SET EXERCISE
Start at the line where "Output the Python" appears and end at the line where "FW, FH = W - OFF, H - OFF" appears; repeat those lines exactly, both ends included, leaving pictures behind.

== SUPPLIED ENTRIES ==

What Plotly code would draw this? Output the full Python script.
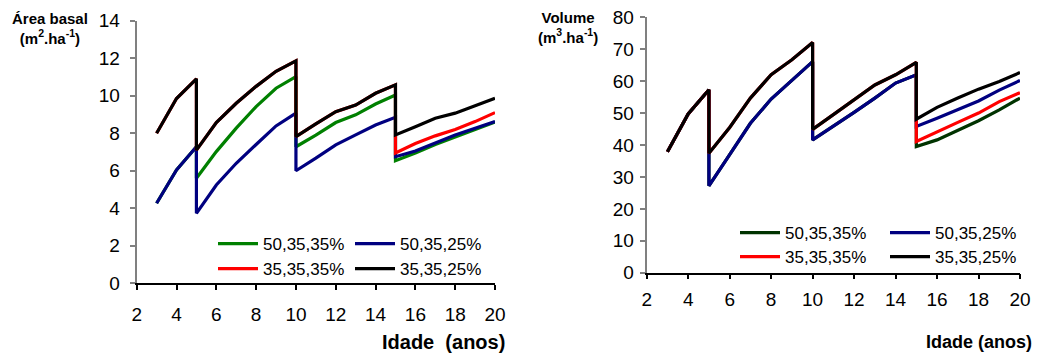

===
== SUPPLIED ENTRIES ==

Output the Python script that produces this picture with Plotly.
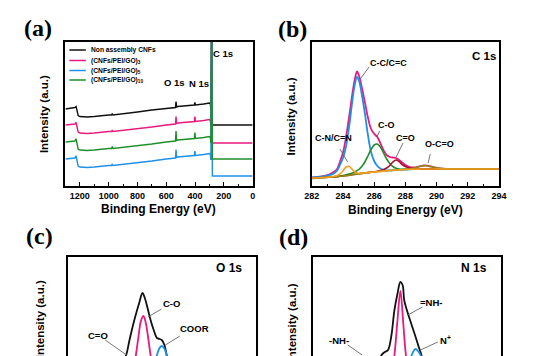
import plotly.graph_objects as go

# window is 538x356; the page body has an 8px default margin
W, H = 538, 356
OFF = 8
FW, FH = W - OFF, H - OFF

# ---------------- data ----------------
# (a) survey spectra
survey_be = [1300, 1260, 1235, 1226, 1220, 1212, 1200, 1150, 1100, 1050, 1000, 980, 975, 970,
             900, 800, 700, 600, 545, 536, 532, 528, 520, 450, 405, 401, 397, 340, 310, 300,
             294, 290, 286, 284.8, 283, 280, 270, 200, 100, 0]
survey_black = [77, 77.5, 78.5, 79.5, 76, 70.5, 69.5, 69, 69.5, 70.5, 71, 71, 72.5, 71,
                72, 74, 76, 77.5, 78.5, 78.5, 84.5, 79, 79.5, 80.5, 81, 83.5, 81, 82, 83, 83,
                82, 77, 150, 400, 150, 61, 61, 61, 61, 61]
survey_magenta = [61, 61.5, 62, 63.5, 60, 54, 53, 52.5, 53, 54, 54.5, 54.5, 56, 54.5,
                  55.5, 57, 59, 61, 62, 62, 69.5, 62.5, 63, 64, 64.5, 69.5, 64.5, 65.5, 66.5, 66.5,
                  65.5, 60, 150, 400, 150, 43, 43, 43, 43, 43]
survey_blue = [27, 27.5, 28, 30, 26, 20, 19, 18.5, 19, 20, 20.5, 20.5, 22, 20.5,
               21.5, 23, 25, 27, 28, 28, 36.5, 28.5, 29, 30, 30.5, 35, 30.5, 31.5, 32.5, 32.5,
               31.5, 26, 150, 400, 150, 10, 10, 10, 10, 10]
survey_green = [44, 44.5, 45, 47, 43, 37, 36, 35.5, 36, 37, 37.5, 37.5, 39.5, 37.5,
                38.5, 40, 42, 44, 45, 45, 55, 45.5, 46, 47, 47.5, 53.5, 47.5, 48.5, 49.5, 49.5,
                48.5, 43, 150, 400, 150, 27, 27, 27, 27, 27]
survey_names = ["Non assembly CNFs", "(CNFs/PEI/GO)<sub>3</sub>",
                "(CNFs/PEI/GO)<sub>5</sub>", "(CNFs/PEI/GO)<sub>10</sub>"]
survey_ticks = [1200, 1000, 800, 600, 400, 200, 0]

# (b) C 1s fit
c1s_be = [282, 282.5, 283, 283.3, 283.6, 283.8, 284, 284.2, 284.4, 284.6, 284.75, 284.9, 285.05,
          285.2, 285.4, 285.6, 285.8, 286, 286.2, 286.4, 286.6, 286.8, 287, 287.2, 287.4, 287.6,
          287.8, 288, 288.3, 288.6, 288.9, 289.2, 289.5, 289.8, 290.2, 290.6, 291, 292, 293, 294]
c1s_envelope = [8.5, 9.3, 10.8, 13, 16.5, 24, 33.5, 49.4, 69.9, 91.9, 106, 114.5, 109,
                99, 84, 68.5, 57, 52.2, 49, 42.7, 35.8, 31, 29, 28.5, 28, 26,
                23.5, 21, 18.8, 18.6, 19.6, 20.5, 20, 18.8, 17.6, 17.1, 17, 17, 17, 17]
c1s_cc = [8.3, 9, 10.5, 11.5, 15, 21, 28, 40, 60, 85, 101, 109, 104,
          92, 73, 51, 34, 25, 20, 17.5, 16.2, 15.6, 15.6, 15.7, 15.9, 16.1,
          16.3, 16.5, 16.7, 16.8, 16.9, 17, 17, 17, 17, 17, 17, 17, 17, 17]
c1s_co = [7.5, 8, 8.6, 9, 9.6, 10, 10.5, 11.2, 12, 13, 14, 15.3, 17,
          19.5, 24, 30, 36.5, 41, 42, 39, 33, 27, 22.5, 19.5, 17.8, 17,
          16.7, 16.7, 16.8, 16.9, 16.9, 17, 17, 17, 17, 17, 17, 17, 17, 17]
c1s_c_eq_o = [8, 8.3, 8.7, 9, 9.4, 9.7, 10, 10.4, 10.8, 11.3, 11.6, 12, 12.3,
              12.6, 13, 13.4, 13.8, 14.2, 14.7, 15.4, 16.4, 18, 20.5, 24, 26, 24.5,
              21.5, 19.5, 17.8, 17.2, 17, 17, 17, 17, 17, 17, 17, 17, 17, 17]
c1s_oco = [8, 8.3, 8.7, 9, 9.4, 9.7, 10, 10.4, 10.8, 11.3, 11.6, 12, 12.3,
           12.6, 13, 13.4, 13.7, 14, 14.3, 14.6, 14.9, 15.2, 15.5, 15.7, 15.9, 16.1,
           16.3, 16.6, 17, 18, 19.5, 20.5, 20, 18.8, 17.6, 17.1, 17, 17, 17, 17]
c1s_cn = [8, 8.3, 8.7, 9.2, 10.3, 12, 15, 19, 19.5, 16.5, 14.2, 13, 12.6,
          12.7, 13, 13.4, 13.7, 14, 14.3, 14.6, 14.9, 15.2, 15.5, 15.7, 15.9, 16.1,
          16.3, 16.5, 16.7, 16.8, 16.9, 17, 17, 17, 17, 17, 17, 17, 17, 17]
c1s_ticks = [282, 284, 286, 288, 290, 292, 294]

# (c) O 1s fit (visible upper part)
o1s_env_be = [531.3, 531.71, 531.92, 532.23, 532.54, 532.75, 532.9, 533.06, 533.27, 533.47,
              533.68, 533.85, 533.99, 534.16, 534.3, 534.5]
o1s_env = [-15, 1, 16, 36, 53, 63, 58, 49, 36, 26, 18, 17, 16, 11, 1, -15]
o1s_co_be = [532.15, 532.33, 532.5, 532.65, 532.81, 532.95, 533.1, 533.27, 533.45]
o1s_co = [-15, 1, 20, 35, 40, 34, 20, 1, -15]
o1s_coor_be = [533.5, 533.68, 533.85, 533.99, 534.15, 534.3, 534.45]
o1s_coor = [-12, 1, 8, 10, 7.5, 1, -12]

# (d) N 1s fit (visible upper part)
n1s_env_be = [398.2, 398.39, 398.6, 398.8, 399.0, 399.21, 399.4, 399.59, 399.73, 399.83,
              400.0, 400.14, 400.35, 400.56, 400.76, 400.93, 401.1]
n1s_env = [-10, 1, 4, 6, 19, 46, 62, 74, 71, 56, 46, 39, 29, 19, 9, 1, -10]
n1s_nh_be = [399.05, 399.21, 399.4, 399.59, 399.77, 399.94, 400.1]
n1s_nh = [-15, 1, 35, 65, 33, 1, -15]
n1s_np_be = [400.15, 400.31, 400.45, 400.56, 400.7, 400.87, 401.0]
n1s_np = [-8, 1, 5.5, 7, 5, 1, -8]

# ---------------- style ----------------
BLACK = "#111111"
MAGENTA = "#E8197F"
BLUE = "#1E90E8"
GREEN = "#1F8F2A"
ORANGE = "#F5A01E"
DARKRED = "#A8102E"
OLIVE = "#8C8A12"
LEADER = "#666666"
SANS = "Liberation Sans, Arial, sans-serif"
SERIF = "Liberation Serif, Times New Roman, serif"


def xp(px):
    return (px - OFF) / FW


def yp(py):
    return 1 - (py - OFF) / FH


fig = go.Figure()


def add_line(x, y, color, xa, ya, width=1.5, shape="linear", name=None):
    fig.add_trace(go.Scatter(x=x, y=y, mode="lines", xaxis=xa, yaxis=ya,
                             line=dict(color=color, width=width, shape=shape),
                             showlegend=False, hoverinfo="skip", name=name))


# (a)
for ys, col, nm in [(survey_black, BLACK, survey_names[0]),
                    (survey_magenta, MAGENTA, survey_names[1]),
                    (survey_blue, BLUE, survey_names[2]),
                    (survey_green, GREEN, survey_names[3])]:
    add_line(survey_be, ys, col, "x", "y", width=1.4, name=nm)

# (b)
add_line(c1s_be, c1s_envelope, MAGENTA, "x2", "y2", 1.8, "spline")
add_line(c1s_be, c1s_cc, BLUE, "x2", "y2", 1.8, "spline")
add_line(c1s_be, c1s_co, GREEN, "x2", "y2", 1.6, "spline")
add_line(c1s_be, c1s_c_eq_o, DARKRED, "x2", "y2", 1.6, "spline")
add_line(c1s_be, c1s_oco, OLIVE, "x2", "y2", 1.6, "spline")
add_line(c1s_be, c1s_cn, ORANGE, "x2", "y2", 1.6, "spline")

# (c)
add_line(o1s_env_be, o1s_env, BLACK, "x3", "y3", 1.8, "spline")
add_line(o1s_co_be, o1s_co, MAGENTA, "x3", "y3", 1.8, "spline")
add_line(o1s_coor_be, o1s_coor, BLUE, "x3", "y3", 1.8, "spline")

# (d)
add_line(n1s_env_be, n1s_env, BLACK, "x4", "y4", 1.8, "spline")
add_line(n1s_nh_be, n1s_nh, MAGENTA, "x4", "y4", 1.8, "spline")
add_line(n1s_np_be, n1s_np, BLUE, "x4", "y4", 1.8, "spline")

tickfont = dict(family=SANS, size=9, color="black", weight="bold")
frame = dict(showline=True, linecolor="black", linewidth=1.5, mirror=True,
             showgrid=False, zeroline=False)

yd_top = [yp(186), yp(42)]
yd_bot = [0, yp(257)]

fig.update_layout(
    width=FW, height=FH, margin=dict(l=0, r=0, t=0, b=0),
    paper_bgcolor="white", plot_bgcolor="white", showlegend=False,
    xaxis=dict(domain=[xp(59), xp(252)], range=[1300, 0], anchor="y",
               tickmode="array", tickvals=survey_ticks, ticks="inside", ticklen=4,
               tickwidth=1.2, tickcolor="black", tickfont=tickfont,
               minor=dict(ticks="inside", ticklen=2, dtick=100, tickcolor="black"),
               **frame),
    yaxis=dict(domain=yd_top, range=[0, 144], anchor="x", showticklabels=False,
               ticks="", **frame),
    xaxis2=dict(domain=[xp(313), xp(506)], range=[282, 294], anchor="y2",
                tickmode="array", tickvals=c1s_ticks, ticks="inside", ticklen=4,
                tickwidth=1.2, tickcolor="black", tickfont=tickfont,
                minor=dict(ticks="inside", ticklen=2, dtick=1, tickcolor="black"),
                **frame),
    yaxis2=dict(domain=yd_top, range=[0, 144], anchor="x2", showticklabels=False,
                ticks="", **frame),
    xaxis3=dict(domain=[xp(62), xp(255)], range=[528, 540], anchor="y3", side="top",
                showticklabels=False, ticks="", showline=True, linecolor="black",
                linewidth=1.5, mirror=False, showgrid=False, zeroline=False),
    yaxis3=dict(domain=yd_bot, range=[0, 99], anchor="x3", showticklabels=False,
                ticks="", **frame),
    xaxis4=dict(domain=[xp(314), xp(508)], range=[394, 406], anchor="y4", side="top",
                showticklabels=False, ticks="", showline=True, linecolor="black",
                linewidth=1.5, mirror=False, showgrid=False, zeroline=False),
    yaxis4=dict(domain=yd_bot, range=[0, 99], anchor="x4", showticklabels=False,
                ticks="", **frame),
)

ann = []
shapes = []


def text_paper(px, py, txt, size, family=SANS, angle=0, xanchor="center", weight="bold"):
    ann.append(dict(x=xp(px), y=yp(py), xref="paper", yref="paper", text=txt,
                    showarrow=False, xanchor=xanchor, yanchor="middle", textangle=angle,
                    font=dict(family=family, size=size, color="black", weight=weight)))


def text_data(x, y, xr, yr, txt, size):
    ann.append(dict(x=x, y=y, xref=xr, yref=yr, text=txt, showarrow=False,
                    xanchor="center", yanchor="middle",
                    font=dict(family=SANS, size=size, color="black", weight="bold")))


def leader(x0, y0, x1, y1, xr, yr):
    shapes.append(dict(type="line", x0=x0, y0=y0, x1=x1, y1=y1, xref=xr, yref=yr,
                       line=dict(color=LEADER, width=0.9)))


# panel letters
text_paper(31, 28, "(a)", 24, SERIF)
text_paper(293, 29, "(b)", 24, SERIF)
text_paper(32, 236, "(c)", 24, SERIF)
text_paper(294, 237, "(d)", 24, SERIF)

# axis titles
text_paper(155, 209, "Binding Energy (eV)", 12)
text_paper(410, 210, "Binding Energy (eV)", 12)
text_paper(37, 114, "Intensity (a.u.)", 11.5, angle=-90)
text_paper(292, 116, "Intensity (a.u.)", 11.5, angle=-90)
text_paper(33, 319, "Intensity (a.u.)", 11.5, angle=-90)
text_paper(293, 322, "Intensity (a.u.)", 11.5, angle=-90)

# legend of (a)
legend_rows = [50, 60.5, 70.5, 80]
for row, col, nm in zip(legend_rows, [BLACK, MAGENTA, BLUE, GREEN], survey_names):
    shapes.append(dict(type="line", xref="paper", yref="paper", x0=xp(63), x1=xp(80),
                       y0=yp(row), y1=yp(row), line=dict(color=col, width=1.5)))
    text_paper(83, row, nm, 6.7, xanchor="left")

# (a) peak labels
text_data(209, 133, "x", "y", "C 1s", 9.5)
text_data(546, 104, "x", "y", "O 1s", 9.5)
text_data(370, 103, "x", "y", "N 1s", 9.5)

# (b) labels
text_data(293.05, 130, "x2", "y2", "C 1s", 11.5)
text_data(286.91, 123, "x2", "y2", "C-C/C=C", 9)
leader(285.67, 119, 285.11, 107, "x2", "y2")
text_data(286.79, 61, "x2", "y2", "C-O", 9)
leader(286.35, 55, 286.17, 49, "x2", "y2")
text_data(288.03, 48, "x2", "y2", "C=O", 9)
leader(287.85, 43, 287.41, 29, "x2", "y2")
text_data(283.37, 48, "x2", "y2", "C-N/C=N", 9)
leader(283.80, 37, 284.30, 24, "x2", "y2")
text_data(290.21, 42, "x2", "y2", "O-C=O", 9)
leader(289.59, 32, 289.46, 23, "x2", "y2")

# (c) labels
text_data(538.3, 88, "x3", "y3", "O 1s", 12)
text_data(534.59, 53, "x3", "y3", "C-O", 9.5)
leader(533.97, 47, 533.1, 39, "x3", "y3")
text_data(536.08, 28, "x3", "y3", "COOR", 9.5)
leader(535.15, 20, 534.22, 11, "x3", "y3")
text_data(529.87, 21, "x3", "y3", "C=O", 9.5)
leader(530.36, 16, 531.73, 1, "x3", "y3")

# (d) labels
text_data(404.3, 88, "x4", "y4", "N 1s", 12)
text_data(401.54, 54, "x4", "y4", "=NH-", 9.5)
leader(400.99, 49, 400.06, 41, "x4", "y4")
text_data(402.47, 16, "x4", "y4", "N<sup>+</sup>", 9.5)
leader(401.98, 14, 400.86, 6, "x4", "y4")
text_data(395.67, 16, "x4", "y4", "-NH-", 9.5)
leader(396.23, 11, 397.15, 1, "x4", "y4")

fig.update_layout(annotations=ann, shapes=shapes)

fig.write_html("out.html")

===
== SUPPLIED ENTRIES ==

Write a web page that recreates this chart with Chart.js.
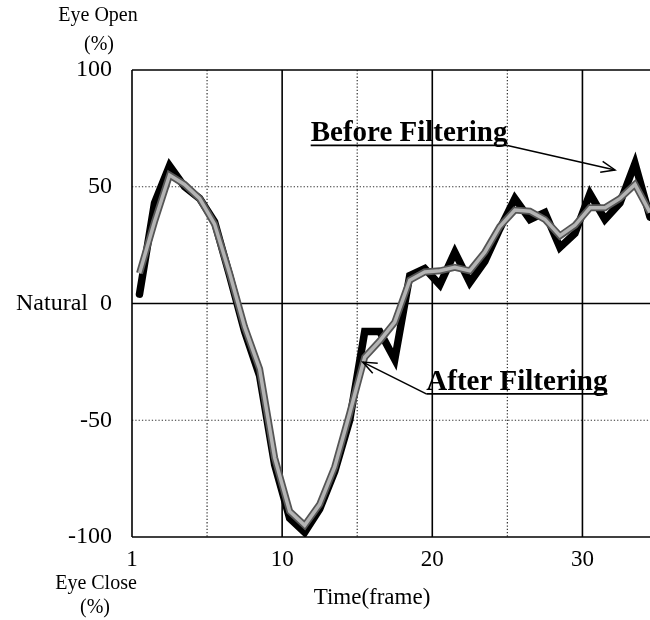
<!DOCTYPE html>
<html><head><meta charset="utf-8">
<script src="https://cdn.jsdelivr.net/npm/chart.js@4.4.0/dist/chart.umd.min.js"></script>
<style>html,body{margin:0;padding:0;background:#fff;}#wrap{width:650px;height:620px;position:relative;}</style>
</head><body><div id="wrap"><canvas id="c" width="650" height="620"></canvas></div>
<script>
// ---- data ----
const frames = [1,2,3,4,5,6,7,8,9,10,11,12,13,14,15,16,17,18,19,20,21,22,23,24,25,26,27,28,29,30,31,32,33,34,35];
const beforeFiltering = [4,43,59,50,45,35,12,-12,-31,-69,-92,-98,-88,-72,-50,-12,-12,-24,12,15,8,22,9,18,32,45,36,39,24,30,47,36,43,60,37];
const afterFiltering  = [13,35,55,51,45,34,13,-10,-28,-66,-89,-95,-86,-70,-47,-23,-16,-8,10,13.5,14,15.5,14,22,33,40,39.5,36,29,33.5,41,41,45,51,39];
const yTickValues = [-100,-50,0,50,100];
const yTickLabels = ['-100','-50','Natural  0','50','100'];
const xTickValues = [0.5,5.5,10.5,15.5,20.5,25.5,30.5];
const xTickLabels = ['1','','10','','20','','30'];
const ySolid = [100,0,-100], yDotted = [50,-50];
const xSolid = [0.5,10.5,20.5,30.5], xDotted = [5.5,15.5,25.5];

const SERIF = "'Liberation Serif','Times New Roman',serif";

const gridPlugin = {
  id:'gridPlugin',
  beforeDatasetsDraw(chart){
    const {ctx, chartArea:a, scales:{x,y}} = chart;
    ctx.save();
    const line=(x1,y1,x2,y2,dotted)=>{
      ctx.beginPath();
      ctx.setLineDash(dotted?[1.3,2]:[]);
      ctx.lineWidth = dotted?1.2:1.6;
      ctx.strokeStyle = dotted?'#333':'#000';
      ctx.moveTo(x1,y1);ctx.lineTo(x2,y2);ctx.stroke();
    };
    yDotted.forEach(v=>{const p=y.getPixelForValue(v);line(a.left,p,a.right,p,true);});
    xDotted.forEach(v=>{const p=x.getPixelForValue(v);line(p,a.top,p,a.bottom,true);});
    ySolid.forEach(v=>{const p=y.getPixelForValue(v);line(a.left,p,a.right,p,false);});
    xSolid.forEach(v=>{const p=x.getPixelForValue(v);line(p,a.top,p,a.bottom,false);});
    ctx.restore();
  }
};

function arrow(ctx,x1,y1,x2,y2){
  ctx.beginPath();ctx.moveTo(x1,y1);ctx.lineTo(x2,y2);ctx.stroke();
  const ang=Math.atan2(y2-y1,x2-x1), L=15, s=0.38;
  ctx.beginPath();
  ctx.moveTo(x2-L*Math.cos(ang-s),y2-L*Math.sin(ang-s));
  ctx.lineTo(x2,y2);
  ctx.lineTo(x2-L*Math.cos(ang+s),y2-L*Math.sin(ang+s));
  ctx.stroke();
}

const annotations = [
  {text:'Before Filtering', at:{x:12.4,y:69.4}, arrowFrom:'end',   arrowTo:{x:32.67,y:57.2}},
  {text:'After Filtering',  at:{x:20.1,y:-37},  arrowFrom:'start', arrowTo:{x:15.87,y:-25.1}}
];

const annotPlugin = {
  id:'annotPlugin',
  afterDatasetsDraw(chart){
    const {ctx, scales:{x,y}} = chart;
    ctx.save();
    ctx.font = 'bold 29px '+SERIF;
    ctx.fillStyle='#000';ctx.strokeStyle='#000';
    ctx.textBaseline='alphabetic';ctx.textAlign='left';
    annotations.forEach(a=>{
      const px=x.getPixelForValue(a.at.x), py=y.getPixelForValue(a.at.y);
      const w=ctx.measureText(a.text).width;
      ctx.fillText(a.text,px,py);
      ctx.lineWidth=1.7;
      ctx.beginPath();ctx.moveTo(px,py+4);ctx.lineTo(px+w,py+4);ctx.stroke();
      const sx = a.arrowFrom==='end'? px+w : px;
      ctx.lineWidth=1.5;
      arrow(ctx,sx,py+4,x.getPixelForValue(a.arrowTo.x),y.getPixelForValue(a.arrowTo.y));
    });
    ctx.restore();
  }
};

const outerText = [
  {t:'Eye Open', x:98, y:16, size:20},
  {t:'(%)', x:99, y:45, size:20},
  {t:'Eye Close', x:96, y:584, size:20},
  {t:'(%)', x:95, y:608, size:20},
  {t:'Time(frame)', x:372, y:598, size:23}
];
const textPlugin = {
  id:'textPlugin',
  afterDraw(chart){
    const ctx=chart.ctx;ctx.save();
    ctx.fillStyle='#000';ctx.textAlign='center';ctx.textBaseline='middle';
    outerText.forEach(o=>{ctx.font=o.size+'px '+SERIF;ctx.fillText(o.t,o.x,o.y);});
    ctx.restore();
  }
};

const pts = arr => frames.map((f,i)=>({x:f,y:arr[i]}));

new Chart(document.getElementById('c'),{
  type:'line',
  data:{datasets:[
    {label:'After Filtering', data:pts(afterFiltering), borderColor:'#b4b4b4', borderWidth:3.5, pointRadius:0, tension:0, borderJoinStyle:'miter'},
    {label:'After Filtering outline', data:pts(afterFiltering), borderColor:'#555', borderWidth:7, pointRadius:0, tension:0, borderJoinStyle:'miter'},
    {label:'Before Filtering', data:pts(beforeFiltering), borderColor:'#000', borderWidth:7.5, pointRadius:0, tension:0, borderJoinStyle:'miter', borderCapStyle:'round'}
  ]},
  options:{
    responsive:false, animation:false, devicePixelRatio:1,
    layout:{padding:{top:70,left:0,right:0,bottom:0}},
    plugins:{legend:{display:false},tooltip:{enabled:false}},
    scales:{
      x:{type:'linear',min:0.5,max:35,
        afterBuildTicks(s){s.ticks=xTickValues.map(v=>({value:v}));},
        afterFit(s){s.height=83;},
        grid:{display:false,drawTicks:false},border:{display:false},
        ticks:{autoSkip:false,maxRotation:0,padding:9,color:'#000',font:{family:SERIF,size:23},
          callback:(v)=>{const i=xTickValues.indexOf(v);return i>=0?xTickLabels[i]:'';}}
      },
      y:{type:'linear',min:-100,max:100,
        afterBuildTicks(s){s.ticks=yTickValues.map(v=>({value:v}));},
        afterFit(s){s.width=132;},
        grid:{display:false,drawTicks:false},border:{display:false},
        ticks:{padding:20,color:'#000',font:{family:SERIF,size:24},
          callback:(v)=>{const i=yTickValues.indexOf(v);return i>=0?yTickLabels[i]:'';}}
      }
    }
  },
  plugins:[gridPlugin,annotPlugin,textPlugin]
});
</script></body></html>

===

EXPECTED ANSWER
Output the Python script that produces this picture with Plotly.
import plotly.graph_objects as go

# window is 538x356; the page body has an 8px default margin
W, H = 538, 356
OFF = 8
FW, FH = W - OFF, H - OFF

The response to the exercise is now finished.